▶ Task:
Each line below should be reproduced without any alteration.
## BEGIN Collected data
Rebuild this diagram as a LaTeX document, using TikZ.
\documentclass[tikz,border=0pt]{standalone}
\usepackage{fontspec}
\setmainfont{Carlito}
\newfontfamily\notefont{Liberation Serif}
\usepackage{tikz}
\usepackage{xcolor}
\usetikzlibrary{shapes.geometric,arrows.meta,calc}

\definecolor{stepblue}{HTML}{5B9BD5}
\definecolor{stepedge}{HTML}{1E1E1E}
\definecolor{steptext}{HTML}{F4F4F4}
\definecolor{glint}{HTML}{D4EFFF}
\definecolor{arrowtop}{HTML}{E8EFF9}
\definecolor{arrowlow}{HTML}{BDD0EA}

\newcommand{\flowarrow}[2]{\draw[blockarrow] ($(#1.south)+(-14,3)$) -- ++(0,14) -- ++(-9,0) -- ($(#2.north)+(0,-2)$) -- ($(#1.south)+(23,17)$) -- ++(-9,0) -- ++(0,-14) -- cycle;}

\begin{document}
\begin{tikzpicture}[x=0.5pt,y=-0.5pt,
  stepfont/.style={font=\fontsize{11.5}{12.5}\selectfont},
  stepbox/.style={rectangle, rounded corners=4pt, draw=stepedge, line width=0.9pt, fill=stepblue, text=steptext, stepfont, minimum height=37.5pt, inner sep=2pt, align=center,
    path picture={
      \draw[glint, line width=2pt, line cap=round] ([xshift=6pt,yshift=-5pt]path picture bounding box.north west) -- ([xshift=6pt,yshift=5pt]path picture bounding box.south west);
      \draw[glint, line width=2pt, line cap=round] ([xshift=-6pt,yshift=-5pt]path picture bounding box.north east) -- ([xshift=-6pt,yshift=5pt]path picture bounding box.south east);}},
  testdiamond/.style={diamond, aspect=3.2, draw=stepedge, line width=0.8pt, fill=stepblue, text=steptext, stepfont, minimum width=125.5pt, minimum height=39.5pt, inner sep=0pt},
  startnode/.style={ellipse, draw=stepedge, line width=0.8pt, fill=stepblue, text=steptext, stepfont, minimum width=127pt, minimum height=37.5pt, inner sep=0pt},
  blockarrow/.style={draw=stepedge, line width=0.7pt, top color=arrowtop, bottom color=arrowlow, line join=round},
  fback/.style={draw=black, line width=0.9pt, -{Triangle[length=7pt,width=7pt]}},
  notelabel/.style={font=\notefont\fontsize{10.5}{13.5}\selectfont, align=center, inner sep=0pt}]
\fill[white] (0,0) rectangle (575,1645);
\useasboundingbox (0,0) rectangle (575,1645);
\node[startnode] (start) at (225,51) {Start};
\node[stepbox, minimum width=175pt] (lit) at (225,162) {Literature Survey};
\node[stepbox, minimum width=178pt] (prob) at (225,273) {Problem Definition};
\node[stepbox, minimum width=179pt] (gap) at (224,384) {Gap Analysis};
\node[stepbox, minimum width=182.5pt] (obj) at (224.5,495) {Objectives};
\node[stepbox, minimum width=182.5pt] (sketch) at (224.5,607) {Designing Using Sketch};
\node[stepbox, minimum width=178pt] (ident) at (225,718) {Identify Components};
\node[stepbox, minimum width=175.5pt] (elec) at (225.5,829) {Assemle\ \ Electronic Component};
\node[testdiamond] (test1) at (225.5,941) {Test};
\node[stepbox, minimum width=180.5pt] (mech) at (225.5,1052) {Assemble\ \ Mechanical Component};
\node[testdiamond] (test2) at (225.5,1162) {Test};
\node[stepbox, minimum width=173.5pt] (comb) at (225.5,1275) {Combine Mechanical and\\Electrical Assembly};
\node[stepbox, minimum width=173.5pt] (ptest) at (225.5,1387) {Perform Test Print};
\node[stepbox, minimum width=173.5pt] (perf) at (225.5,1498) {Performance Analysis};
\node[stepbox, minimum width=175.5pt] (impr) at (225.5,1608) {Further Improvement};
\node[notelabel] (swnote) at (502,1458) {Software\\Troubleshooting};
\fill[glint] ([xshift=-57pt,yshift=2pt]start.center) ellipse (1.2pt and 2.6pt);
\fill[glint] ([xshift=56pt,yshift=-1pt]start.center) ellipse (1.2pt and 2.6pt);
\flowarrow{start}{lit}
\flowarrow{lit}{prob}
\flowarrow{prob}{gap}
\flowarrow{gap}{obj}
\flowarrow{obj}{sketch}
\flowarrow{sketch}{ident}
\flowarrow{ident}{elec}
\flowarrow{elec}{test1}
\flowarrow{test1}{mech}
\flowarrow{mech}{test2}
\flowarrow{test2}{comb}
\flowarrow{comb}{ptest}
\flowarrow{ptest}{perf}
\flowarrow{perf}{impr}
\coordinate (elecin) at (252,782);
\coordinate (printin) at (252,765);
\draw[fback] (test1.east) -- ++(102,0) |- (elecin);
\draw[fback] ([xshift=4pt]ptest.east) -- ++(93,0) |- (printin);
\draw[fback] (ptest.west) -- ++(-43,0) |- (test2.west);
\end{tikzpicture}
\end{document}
## END Collected data
▶ Solution to this problem:
Rebuild this diagram as a LaTeX document, using TikZ.
\documentclass[tikz,border=0pt]{standalone}
\usepackage{fontspec}
\setmainfont{Carlito}
\newfontfamily\notefont{Liberation Serif}
\usepackage{tikz}
\usepackage{xcolor}
\usetikzlibrary{shapes.geometric,arrows.meta,calc}

\definecolor{stepblue}{HTML}{5B9BD5}
\definecolor{stepedge}{HTML}{1E1E1E}
\definecolor{steptext}{HTML}{F4F4F4}
\definecolor{glint}{HTML}{D4EFFF}
\definecolor{arrowtop}{HTML}{E8EFF9}
\definecolor{arrowlow}{HTML}{BDD0EA}

\newcommand{\flowarrow}[2]{\draw[blockarrow] ($(#1.south)+(-14,3)$) -- ++(0,14) -- ++(-9,0) -- ($(#2.north)+(0,-2)$) -- ($(#1.south)+(23,17)$) -- ++(-9,0) -- ++(0,-14) -- cycle;}

\begin{document}
\begin{tikzpicture}[x=0.5pt,y=-0.5pt,
  stepfont/.style={font=\fontsize{11.5}{12.5}\selectfont},
  stepbox/.style={rectangle, rounded corners=4pt, draw=stepedge, line width=0.9pt, fill=stepblue, text=steptext, stepfont, minimum height=37.5pt, inner sep=2pt, align=center,
    path picture={
      \draw[glint, line width=2pt, line cap=round] ([xshift=6pt,yshift=-5pt]path picture bounding box.north west) -- ([xshift=6pt,yshift=5pt]path picture bounding box.south west);
      \draw[glint, line width=2pt, line cap=round] ([xshift=-6pt,yshift=-5pt]path picture bounding box.north east) -- ([xshift=-6pt,yshift=5pt]path picture bounding box.south east);}},
  testdiamond/.style={diamond, aspect=3.2, draw=stepedge, line width=0.8pt, fill=stepblue, text=steptext, stepfont, minimum width=125.5pt, minimum height=39.5pt, inner sep=0pt},
  startnode/.style={ellipse, draw=stepedge, line width=0.8pt, fill=stepblue, text=steptext, stepfont, minimum width=127pt, minimum height=37.5pt, inner sep=0pt},
  blockarrow/.style={draw=stepedge, line width=0.7pt, top color=arrowtop, bottom color=arrowlow, line join=round},
  fback/.style={draw=black, line width=0.9pt, -{Triangle[length=7pt,width=7pt]}},
  notelabel/.style={font=\notefont\fontsize{10.5}{13.5}\selectfont, align=center, inner sep=0pt}]
\fill[white] (0,0) rectangle (575,1645);
\useasboundingbox (0,0) rectangle (575,1645);
\node[startnode] (start) at (225,51) {Start};
\node[stepbox, minimum width=175pt] (lit) at (225,162) {Literature Survey};
\node[stepbox, minimum width=178pt] (prob) at (225,273) {Problem Definition};
\node[stepbox, minimum width=179pt] (gap) at (224,384) {Gap Analysis};
\node[stepbox, minimum width=182.5pt] (obj) at (224.5,495) {Objectives};
\node[stepbox, minimum width=182.5pt] (sketch) at (224.5,607) {Designing Using Sketch};
\node[stepbox, minimum width=178pt] (ident) at (225,718) {Identify Components};
\node[stepbox, minimum width=175.5pt] (elec) at (225.5,829) {Assemle\ \ Electronic Component};
\node[testdiamond] (test1) at (225.5,941) {Test};
\node[stepbox, minimum width=180.5pt] (mech) at (225.5,1052) {Assemble\ \ Mechanical Component};
\node[testdiamond] (test2) at (225.5,1162) {Test};
\node[stepbox, minimum width=173.5pt] (comb) at (225.5,1275) {Combine Mechanical and\\Electrical Assembly};
\node[stepbox, minimum width=173.5pt] (ptest) at (225.5,1387) {Perform Test Print};
\node[stepbox, minimum width=173.5pt] (perf) at (225.5,1498) {Performance Analysis};
\node[stepbox, minimum width=175.5pt] (impr) at (225.5,1608) {Further Improvement};
\node[notelabel] (swnote) at (502,1458) {Software\\Troubleshooting};
\fill[glint] ([xshift=-57pt,yshift=2pt]start.center) ellipse (1.2pt and 2.6pt);
\fill[glint] ([xshift=56pt,yshift=-1pt]start.center) ellipse (1.2pt and 2.6pt);
\flowarrow{start}{lit}
\flowarrow{lit}{prob}
\flowarrow{prob}{gap}
\flowarrow{gap}{obj}
\flowarrow{obj}{sketch}
\flowarrow{sketch}{ident}
\flowarrow{ident}{elec}
\flowarrow{elec}{test1}
\flowarrow{test1}{mech}
\flowarrow{mech}{test2}
\flowarrow{test2}{comb}
\flowarrow{comb}{ptest}
\flowarrow{ptest}{perf}
\flowarrow{perf}{impr}
\coordinate (elecin) at (252,782);
\coordinate (printin) at (252,765);
\draw[fback] (test1.east) -- ++(102,0) |- (elecin);
\draw[fback] ([xshift=4pt]ptest.east) -- ++(93,0) |- (printin);
\draw[fback] (ptest.west) -- ++(-43,0) |- (test2.west);
\end{tikzpicture}
\end{document}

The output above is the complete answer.